In the late 1760s and early 1770s, James Haslett and Matthew Haslett occasionally placed advertisements in the New-Hampshire Gazette.  Originally from Boston, the Hasletts relocated to Portsmouth.  They set up shop as leather dressers, making breeches, jackets, gloves, and other garments.  They also sometimes stocked tea, coffee, and other grocery items, their efforts as shopkeepers supplementing the revenues they generated as artisans.  Some of their advertisements were quite notable for featuring woodcuts depicting the “Sign of the BUCK and GLOVE.”  Other advertisements were more modest in appearance, though not in content.

Such was the case for an advertisement that ran in the June 7, 1771, edition of the New-Hampshire Gazette.  It extended only five lines, taking up much less space than some of the Hasletts’ more elaborate advertisements, but its brevity did not mean that it lacked appeals intended to entice consumers to hire the Hasletts to make breeches and other leather items.  The Hasletts proclaimed that they made and sold their wares “As neat, as good, as handsome, as cheap, as ever was, or can be fabricated in New England.”  The unique cadence of their message to prospective customers may have caught the attention of readers.  In just a few words, they made several claims about the price, quality, and appearance of their breeches and other leather goods.  They also envisioned a regional marketplace rather than a local one, declaring that consumers would not acquire superior goods or better bargains in Boston or any other town in New England.
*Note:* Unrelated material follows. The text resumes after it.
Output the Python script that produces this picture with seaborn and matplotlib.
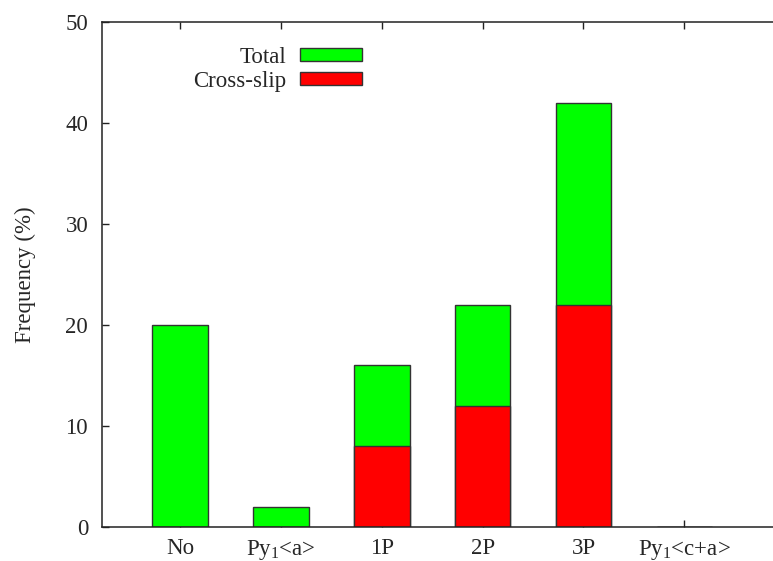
import matplotlib
matplotlib.use("Agg")
import matplotlib.pyplot as plt
import matplotlib.patches as mpatches
import seaborn as sns
import pandas as pd

# Data
categories = ["No", "Py$_{\\mathrm{1}}$<a>", "1P", "2P", "3P", "Py$_{\\mathrm{1}}$<c+a>"]
total = [20, 2, 16, 22, 42, 0]
cross_slip = [0, 0, 8, 12, 22, 0]

sns.set_style("white")
plt.rcParams.update({
    "font.family": ["Liberation Serif", "DejaVu Serif"],
    "mathtext.fontset": "custom",
    "mathtext.rm": "Liberation Serif",
    "mathtext.it": "Liberation Serif:italic",
    "font.size": 16.5,
})

FS = 16.5

df = pd.DataFrame({"cat": categories, "total": total, "cross": cross_slip})

fig = plt.figure(figsize=(7.73, 5.61), dpi=100)
ax = fig.add_axes([0.132, 0.0606, 0.868, 0.9002])

sns.barplot(data=df, x="cat", y="total", color="#00ff00", saturation=1,
            width=0.55, edgecolor="#333333", linewidth=1, ax=ax)
sns.barplot(data=df, x="cat", y="cross", color="#ff0000", saturation=1,
            width=0.55, edgecolor="#333333", linewidth=1, ax=ax)

ax.set_xlim(-0.775, 5.88)
ax.set_ylim(0, 50)
ax.set_yticks([0, 10, 20, 30, 40, 50])
ax.set_xlabel("")
ax.set_ylabel("Frequency (%)", fontsize=FS, labelpad=21)

for side in ["left", "top", "bottom"]:
    ax.spines[side].set_color("#222222")
    ax.spines[side].set_linewidth(1.1)
ax.spines["right"].set_visible(False)

ax.tick_params(axis="x", direction="in", top=True, bottom=True, length=5,
               width=1, color="#222222", labelsize=FS, pad=8)
ax.tick_params(axis="y", direction="in", left=True, right=False, length=5,
               width=1, color="#222222", labelsize=FS, pad=10)

handles = [mpatches.Patch(facecolor="#00ff00", edgecolor="#333333", linewidth=1, label="Total"),
           mpatches.Patch(facecolor="#ff0000", edgecolor="#333333", linewidth=1, label="Cross-slip")]
fig.legend(handles=handles, loc="upper right", bbox_to_anchor=(362 / 773, 1 - 47 / 561),
           frameon=False, markerfirst=False, fontsize=FS, handlelength=2.7,
           handleheight=0.5, handletextpad=0.6, labelspacing=0.12,
           borderpad=0, borderaxespad=0)

fig.savefig("out.png", dpi=100)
Visually, the Hasletts’ advertisement, like so many others in eighteenth-century newspapers, may seem unremarkable, especially compared to modern graphic design standards.  The copy, however, advanced multiple appeals intended to engage consumers.  The Hasletts did not merely announce that they made and sold leather breeches and other items.  Instead, they made a series of assertions about why prospective customers should select them to provide their services, incorporating many of the most popular appeals made in advertisements of the period.